Jocks Vs. Nerds: Former College QB Sues NCAA, Videogame Company Over Use of Athletes' Names and Likenesses

Those videogame nerds stole your likeness, Ogre...

The plot of many a 3 a.m.-caliber movie has featured the put-upon nerd matriculating to vast wealth in the computer industry -- while the bullying quarterback peaks before age 22. Yet in San Francisco Federal Court you could call it "Revenge of the Jocks."

Samuel Keller, a San Ramon High School graduate and former quarterback at Arizona State and Nebraska, on Tuesday filed a class action suit against Bay Area-based videogame company Electronic Arts -- and, while he was at it, the NCAA -- over the use of unpaid student athletes' names and likenesses in games.

The suit opens up strong, claiming in its first sentence that it "arises out of the blatant and unlawful use of National Collegiate Athletic Association ('NCAA') student likenesses in videogames produced by Electronic Arts ... to increase sales and profits." This, the complaint continues, is abetted with a wink-and-nod assist from the NCAA, which "intentionally circumvents the prohibitions on utilizing student athletes' names in commercial ventures by allowing gamers to upload entire rosters, which include players' names and other information, directly into the game in a matter of seconds."

This, the suit alleges, is a symbiotic relationship between the NCAA and EA that leaves the student athletes -- who make this whole venture possible -- empty-handed. 

The suit goes on to state that the NCAA's own bylaw 12.5 prohibits the commercialization of a student athlete's "name, picture, or likeness." The athletes themselves must even sign an affidavit confirming they "read and understand" this rule regarding the maintaining of their amateur status.

So it rankled Keller to note that "with rare exception, virtually every real-life Division I football or basketball player in the NCAA has a corresponding player in Electronic Arts' games with the same jersey number, and virtually identical height, weight, build and home state.

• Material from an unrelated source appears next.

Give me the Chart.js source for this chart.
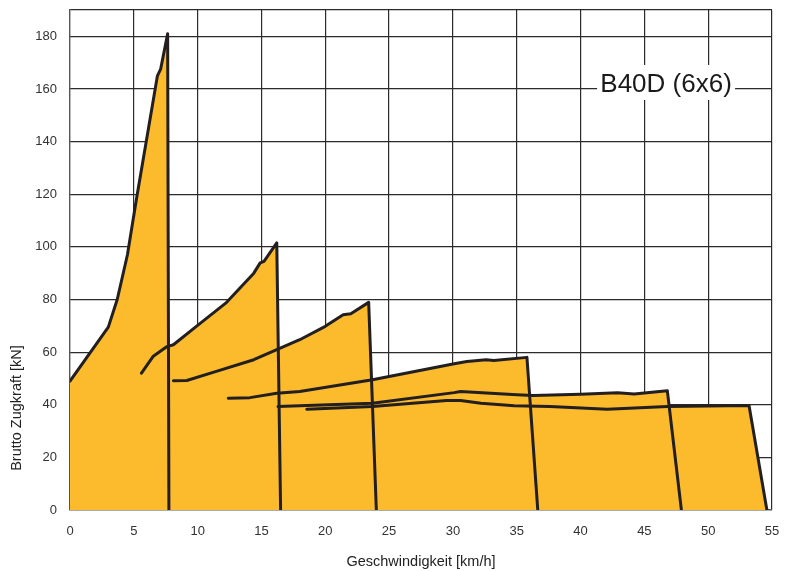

In addition Electronic Arts often matches the player's, skin tone, hair color, and often even a player's hair style."

In other words, the complaint contends it was no coincidence that, say, Kent State running back Eugene Jarvis is redshirt junior from Pennsylvania wearing No. 6 who stands just 5-foot-5 and weighs 170 pounds -- and the "randomly generated" Kent State RB in EA's NCAA 2009 game also happens to be a redshirt junior from Pennsylvania wearing No. 6 and standing 5-foot-5 and weighing 170 pounds (who also has the same dark skin tone as Jarvis).

Many such examples are named in the suit -- leading, of course, to "Quarterback No. 9" At Arizona State and "Quarterback No. 5" at Nebraska. That, it would appear, is Sam Keller.

The QB demands a jury trial -- as well as disgorgement, actual, statutory, and punitive damages as well as an injunction, and the destruction of the offending video games (perhaps they could dump them into a New Mexico landfill next to the old Atari cartridges of E.T. The Extra-Terrestrial nobody bought).